■ **Task to carry out**
Retype exactly the lines below, beginning with the first and ending with the line where "import seaborn as sns" appears.

■ **Stored data**
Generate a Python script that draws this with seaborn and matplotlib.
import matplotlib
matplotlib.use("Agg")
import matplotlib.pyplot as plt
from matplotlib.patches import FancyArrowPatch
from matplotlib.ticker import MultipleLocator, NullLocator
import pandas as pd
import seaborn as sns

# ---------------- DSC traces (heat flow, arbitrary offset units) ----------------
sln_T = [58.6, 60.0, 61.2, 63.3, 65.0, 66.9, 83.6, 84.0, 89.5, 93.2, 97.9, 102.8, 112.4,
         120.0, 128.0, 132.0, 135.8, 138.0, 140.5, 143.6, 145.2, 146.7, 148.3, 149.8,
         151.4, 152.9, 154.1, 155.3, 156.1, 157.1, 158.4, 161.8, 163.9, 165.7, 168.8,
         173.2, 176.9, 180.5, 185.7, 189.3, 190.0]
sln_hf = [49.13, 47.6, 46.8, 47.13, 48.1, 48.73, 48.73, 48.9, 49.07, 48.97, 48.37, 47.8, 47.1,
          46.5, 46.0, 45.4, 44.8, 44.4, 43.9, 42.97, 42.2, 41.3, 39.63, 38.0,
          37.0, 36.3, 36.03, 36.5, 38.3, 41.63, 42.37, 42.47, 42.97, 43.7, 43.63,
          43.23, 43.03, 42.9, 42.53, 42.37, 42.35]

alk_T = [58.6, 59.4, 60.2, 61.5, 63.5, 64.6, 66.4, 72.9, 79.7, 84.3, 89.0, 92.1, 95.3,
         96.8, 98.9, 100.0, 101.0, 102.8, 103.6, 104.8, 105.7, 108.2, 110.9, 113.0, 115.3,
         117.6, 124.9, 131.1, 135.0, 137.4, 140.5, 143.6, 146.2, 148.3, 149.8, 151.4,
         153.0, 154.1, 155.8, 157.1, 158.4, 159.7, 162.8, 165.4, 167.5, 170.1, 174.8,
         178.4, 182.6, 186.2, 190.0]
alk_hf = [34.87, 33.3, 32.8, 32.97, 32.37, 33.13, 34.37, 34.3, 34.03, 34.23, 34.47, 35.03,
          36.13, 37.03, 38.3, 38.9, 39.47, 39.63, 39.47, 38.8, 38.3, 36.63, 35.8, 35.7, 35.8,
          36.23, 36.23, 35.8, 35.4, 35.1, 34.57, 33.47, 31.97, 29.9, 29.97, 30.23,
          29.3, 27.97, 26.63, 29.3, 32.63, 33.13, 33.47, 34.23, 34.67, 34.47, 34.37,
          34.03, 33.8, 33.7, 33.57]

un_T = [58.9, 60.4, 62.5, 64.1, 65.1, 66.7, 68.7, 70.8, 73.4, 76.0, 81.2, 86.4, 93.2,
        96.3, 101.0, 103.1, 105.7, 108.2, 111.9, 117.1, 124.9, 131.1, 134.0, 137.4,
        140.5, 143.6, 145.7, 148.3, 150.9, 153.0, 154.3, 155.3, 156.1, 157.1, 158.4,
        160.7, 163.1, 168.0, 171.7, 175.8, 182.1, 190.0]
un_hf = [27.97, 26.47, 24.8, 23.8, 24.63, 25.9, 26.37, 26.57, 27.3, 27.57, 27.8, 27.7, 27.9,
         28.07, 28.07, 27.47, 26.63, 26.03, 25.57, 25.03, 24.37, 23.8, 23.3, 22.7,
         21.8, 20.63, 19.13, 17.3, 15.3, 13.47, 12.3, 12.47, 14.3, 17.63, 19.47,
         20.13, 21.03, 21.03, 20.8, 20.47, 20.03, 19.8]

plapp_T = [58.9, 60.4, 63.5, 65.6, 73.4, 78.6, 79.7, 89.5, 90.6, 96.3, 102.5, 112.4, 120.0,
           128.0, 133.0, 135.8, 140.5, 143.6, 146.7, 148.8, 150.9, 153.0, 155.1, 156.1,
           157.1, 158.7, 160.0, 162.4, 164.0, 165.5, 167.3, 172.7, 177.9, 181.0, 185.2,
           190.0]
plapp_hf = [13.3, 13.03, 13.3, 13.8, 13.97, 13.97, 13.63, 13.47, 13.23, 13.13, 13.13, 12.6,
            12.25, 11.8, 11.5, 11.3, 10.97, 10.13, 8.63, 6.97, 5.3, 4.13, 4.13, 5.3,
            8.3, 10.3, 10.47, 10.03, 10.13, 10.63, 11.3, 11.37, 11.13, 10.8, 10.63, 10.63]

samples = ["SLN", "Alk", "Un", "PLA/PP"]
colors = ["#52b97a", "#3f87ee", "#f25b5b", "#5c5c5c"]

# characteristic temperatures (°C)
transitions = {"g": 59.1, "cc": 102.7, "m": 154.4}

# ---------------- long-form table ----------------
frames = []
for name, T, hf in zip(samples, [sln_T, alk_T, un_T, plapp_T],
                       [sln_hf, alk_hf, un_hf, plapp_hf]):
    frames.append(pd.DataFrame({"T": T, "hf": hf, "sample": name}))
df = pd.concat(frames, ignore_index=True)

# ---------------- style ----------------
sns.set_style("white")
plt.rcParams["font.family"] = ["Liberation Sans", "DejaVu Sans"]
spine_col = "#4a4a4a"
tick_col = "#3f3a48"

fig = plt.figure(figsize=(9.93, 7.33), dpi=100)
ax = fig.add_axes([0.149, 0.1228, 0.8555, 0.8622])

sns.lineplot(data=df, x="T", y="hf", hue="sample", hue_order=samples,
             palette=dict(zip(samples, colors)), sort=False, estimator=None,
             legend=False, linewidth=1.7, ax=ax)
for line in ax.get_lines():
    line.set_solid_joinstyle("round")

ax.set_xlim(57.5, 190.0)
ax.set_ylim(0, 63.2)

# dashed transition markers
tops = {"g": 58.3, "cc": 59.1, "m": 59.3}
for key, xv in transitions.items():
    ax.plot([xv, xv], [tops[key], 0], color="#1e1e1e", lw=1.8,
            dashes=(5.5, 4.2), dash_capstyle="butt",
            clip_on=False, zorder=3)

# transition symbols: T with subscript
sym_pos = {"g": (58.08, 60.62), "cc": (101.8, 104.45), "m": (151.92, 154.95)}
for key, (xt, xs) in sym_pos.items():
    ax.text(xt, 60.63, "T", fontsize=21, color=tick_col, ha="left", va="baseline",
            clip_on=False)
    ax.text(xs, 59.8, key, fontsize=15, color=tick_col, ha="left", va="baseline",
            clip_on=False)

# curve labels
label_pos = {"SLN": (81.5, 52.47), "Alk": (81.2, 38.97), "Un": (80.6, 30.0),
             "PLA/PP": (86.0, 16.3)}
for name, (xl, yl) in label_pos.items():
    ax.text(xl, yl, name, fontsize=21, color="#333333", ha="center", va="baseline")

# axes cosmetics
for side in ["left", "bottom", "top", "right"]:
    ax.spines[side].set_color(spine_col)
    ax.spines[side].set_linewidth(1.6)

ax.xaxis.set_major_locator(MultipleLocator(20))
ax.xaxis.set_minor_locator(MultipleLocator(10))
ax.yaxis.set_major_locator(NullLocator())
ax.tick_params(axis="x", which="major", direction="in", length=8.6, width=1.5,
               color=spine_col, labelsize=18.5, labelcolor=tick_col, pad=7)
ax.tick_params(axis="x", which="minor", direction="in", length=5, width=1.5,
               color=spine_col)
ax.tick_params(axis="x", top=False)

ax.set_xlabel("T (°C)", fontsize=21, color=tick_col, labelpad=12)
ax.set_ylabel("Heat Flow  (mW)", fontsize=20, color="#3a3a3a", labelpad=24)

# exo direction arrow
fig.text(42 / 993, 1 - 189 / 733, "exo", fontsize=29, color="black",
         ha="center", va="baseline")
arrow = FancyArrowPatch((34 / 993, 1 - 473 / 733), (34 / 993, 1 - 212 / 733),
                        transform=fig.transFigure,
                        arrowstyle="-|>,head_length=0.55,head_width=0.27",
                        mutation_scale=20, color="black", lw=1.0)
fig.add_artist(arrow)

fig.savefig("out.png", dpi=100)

■ **Written reply**
Generate a Python script that draws this with seaborn and matplotlib.
import matplotlib
matplotlib.use("Agg")
import matplotlib.pyplot as plt
from matplotlib.patches import FancyArrowPatch
from matplotlib.ticker import MultipleLocator, NullLocator
import pandas as pd
import seaborn as sns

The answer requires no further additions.